Promotional materials bill “Factotum” as a “soul opera,” but just how operatic this work is remains open to question. Yes, it is being presented by an opera house, it features classically trained singers and its pit orchestra does include strings.

But it comes off much more like a Broadway musical, with songs or musical numbers more than arias. The program even refers to the production’s text as a book rather than a libretto, the term usually used in opera.

In the end, though, those are just semantics. Today’s opera houses present works in hybrid styles, and what matters is how well a piece functions musically and theatrically, and, for the most part, this new creation scores on both fronts.

The action in “Factotum” takes place across a couple of days, and revolves in part around Cece (Nissi Shalome), who has gone mute since the death of her mother. She is one week from heading off to Howard University with the support of her two uncles, who are trying to carrying on the legacy of their father, Pops.

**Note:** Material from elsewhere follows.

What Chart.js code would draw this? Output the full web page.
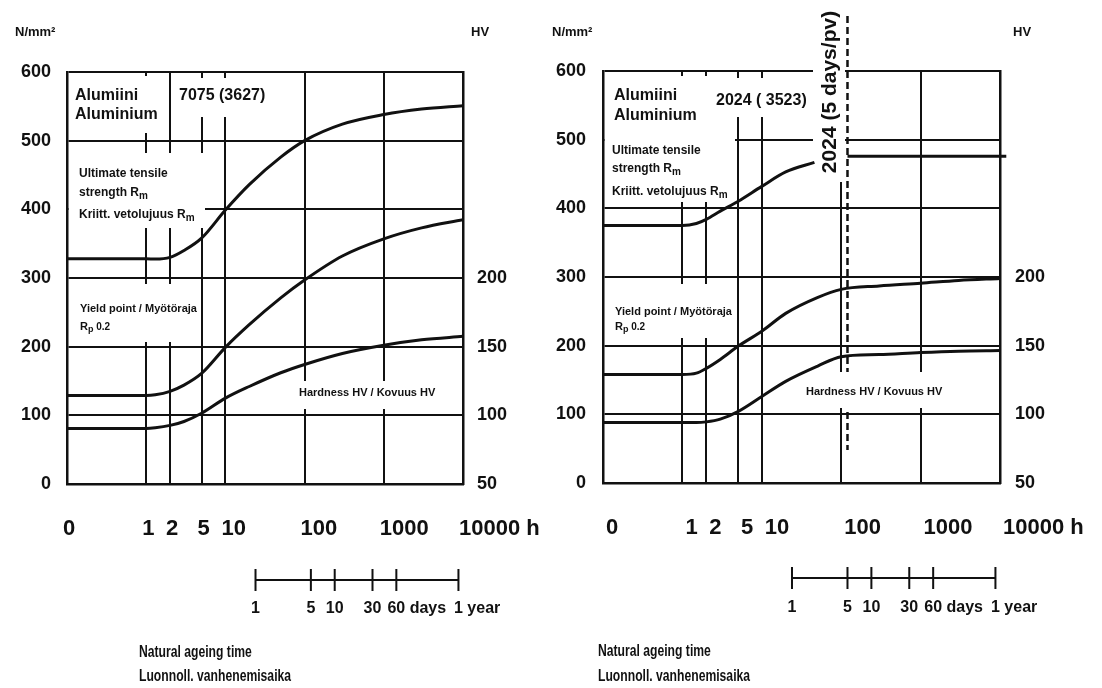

Cece (Nissi Shalome) confronts her Uncle Garby (Norman Garrett) in “The Factotum.”

Cory Weaver

But these two brothers, in the mold of Cain and Abel, are quite different. Mike (Liverman) runs the barbershop, Master Kutz, which is fastidiously realized here by set designer Harlan Penn. Garby (Norman Garrett), on the other hand, has turned to operating a numbers game in the basement, endangering the future of the business and everyone around him.

Part 1 has a more breezy, slice-of-life feel as the work introduces the main characters who populate the barbershop and neighborhood, some ably brought to life by the production’s five ubiquitous dancers. But it turns much darker in the second half, when Cece is swept up and tased by the police trying to break up the numbers racket and the shop crew sings a kind of Black Lives Matter anthem, “Ain’t Nobody Care About Us, We All We Got.”

Unfortunately, the ending of “Factotum” is too pat, too easy, as Cece regains her speech, forgives her Uncle Garby and prepares to head to school. At the same time, Garby gives up the numbers business, and the two brothers agree to set aside their feud.

It’s hard not to wish that the creators had been willing to dig a little deeper and that “Factotum” had a rawer edge and more emotional nuance. It is tough to balance the charm of everyday life and tougher realities, but it’s possible, as Kurt Weill and Langston Hughes’ “Street Scene” makes clear.

That 1946 masterpiece, which like “Factotum” operates at the intersection of opera and Broadway, was set on the doorstep of a New York tenement and is one of the closest precedents to what the creators were attempting here.

The score of “Factotum,” which features an 18-piece orchestra solidly led by conductor Kedrick Armstrong, has an appealingly breezy, bluesy and often funky groove permeated by electronic keyboards, piano and drum set and accented with soft saxophone, soulful trumpet and the stylings of Rico, who could be seen on an elevated stand at the side of the stage. But this score could have benefited from edgier, more dissonant writing in Part 2 to give it more heft and bite.

Lyric leaders and the creative team assembled a first-rate cast, starting with Liverman, who masterfully anchors this production and provides some of its finest vocal moments. Other standouts include Cecilia Violetta López, who turns in a fiery performance as Rose, lighting up a Spanish club song, “Estoy Aqui,” with her soaring soprano voice; Melody Betts, who brings plenty of sass and humor to the role of Chantel, a beautician eager to catch Mike’s eye, and Garrett, a full-throated baritone who proved a powerful counterpart to Liverman.